Watch one thing on YouTube out of idle curiosity, such as a “10” list — the 10 Greatest European Elevators of All Time, for example — and the bots will offer you heaps of other eccentric, vaguely related videos. Such as 10 Shocking Secrets from Leave It To Beaver, which appeared as a suggestion not long ago. (I won’t link to it, but it is real, unlike my first example.)
How many shocking secrets from Leave It To Beaver do I need to know? One would be more than enough, I think. What’s shocking is that anyone would care to know more.
RIP, Eddie Van Halen. Not that I ever bought any of his records or was even much of a fan. Still, occasionally Van Halen was just the thing. A nostalgic portal back to 1978 in this case, and I’m surprised the drummer didn’t explode in that video. Certainly Van Halen the man had hair in his heyday. Also, he named his son Wolfgang. Makes me smile.

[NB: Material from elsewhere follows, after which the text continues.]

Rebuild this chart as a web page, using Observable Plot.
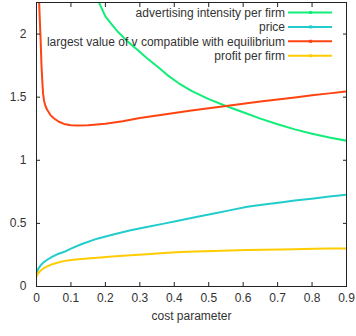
<!DOCTYPE html>
<html>
<head>
<meta charset="utf-8">
<script src="https://cdn.jsdelivr.net/npm/d3@7"></script>
<script src="https://cdn.jsdelivr.net/npm/@observablehq/plot@0.6"></script>
<style>
  body { margin: 0; background: #fff; }
</style>
</head>
<body>
<div id="chart"></div>
<script>
// Series names and colours, in drawing order
const seriesNames = [
  "advertising intensity per firm",
  "price",
  "largest value of v compatible with equilibrium",
  "profit per firm"
];
const seriesColors = ["#11ee77", "#22cccc", "#ff4411", "#ffcc00"];

// Advertising intensity per firm
const advCost  = [0.17, 0.178, 0.19, 0.2, 0.22, 0.239, 0.265, 0.292, 0.32, 0.35, 0.38, 0.413, 0.45, 0.5, 0.55, 0.6, 0.65, 0.7, 0.75, 0.8, 0.85, 0.9];
const advValue = [2.33, 2.27, 2.2, 2.14, 2.07, 2.01, 1.94, 1.878, 1.81, 1.745, 1.675, 1.61, 1.55, 1.485, 1.43, 1.38, 1.33, 1.285, 1.245, 1.21, 1.18, 1.155];

// Price
const priceCost  = [0, 0.005, 0.012, 0.02, 0.031, 0.045, 0.06, 0.079, 0.1, 0.13, 0.176, 0.22, 0.273, 0.32, 0.37, 0.418, 0.46, 0.515, 0.56, 0.612, 0.66, 0.708, 0.75, 0.805, 0.85, 0.9];
const priceValue = [0.106, 0.14, 0.167, 0.19, 0.212, 0.235, 0.255, 0.273, 0.3, 0.335, 0.379, 0.41, 0.445, 0.472, 0.498, 0.525, 0.548, 0.578, 0.603, 0.631, 0.65, 0.666, 0.682, 0.698, 0.713, 0.727];

// Largest value of v compatible with equilibrium
const vmaxCost  = [0.005, 0.007, 0.0095, 0.012, 0.0145, 0.017, 0.019, 0.022, 0.026, 0.031, 0.04, 0.05, 0.065, 0.08, 0.1, 0.12, 0.15, 0.2, 0.25, 0.3, 0.35, 0.4, 0.45, 0.5, 0.55, 0.6, 0.65, 0.7, 0.75, 0.8, 0.85, 0.9];
const vmaxValue = [2.6, 2.3, 2.12, 1.95, 1.75, 1.62, 1.53, 1.47, 1.43, 1.4, 1.36, 1.333, 1.305, 1.288, 1.278, 1.276, 1.278, 1.29, 1.31, 1.335, 1.355, 1.375, 1.395, 1.413, 1.43, 1.447, 1.465, 1.482, 1.498, 1.515, 1.53, 1.545];

// Profit per firm
const profitCost  = [0, 0.005, 0.012, 0.02, 0.031, 0.045, 0.06, 0.079, 0.1, 0.13, 0.176, 0.22, 0.273, 0.32, 0.37, 0.418, 0.46, 0.515, 0.56, 0.612, 0.66, 0.708, 0.75, 0.805, 0.85, 0.9];
const profitValue = [0.08, 0.105, 0.127, 0.143, 0.159, 0.175, 0.188, 0.201, 0.21, 0.218, 0.228, 0.237, 0.247, 0.256, 0.265, 0.273, 0.278, 0.282, 0.286, 0.289, 0.292, 0.294, 0.296, 0.3, 0.301, 0.302];

// Axis ticks
const xTicks = [0, 0.1, 0.2, 0.3, 0.4, 0.5, 0.6, 0.7, 0.8, 0.9];
const yTicks = [0, 0.5, 1, 1.5, 2];
const xLabel = "cost parameter";

const rows = (name, cost, value) => cost.map((c, i) => ({series: name, cost: c, value: value[i]}));
const data = [
  ...rows(seriesNames[0], advCost, advValue),
  ...rows(seriesNames[1], priceCost, priceValue),
  ...rows(seriesNames[2], vmaxCost, vmaxValue),
  ...rows(seriesNames[3], profitCost, profitValue)
];

const font = "'Liberation Sans', Arial, sans-serif";
const plain = (d) => String(d);

const chart = Plot.plot({
  width: 356,
  height: 336,
  marginLeft: 36,
  marginRight: 10,
  marginTop: 2,
  marginBottom: 50,
  style: {fontFamily: font, fontSize: "12px", color: "#333", background: "#fff"},
  x: {domain: [0, 0.9]},
  y: {domain: [0, 2.25]},
  color: {domain: seriesNames, range: seriesColors},
  marks: [
    Plot.line(data, {x: "cost", y: "value", z: "series", stroke: "series", strokeWidth: 2, clip: true}),
    Plot.frame({stroke: "#222"}),
    Plot.axisX({ticks: xTicks, tickSize: -4, tickPadding: 11, tickFormat: plain, label: null, stroke: "#222"}),
    Plot.axisX({anchor: "top", ticks: xTicks, tickSize: -4, tickFormat: () => "", label: null, stroke: "#222"}),
    Plot.axisY({ticks: yTicks, tickSize: -4, tickPadding: 14, tickFormat: plain, label: null, stroke: "#222"}),
    Plot.axisY({anchor: "right", ticks: yTicks, tickSize: -4, tickFormat: () => "", label: null, stroke: "#222"}),
    Plot.text([xLabel], {frameAnchor: "bottom", dy: 33, fill: "#333"})
  ]
});

// Key in the top-right corner: right-aligned names followed by a line sample
const svg = d3.select(chart);
const key = svg.append("g")
  .attr("font-family", font)
  .attr("font-size", 12)
  .attr("fill", "#333");
seriesNames.forEach((name, i) => {
  const y = 12.5 + i * 14.4;
  key.append("text")
    .attr("x", 285).attr("y", y).attr("dy", "0.35em")
    .attr("text-anchor", "end")
    .text(name);
  key.append("line")
    .attr("x1", 288).attr("x2", 332).attr("y1", y).attr("y2", y)
    .attr("stroke", seriesColors[i]).attr("stroke-width", 2);
  key.append("rect")
    .attr("x", 309).attr("y", y - 1.5).attr("width", 3).attr("height", 3)
    .attr("fill", seriesColors[i]);
});

document.getElementById("chart").appendChild(chart);
</script>
</body>
</html>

The obit cited above is at a site called u discovermusic. It’s run by a record company, so I suspect ulterior commercial motives, but even so it’s pretty interesting. Like this list: quite a compilation.
Frost this morning. I know that because I needed to be somewhere at about 8 am, so went out to my car to leave, and a thin frost coating covered all of the glass. Easy to scrape off, but a reminder of tougher ice to come. Oh, boy. Or is that oh, joy?
Warmish days are ahead, though, at least for a short spell. Such is October. Yesterday afternoon was cool, but still good for a short walk near Plum Grove Reservoir.
The reservoir is near Harper College in northwest suburban Palatine. A 44-acre park surrounds it, making for a pleasant place to walk, as long as the temps are high enough.
Visitor parking near the park is allowed in part of Harper College’s vast lot. Here’s the view of the reservoir from the outer edge of the lot.
Turn the other way, and you see an expanse of asphalt.
Harper College, in full William Rainey Harper College, is a community college here in the northwest suburbs, opened in 1967. Sure enough, its layout owes more than a little to that of a mid-century mall: an island of buildings surrounded by a sea of parking.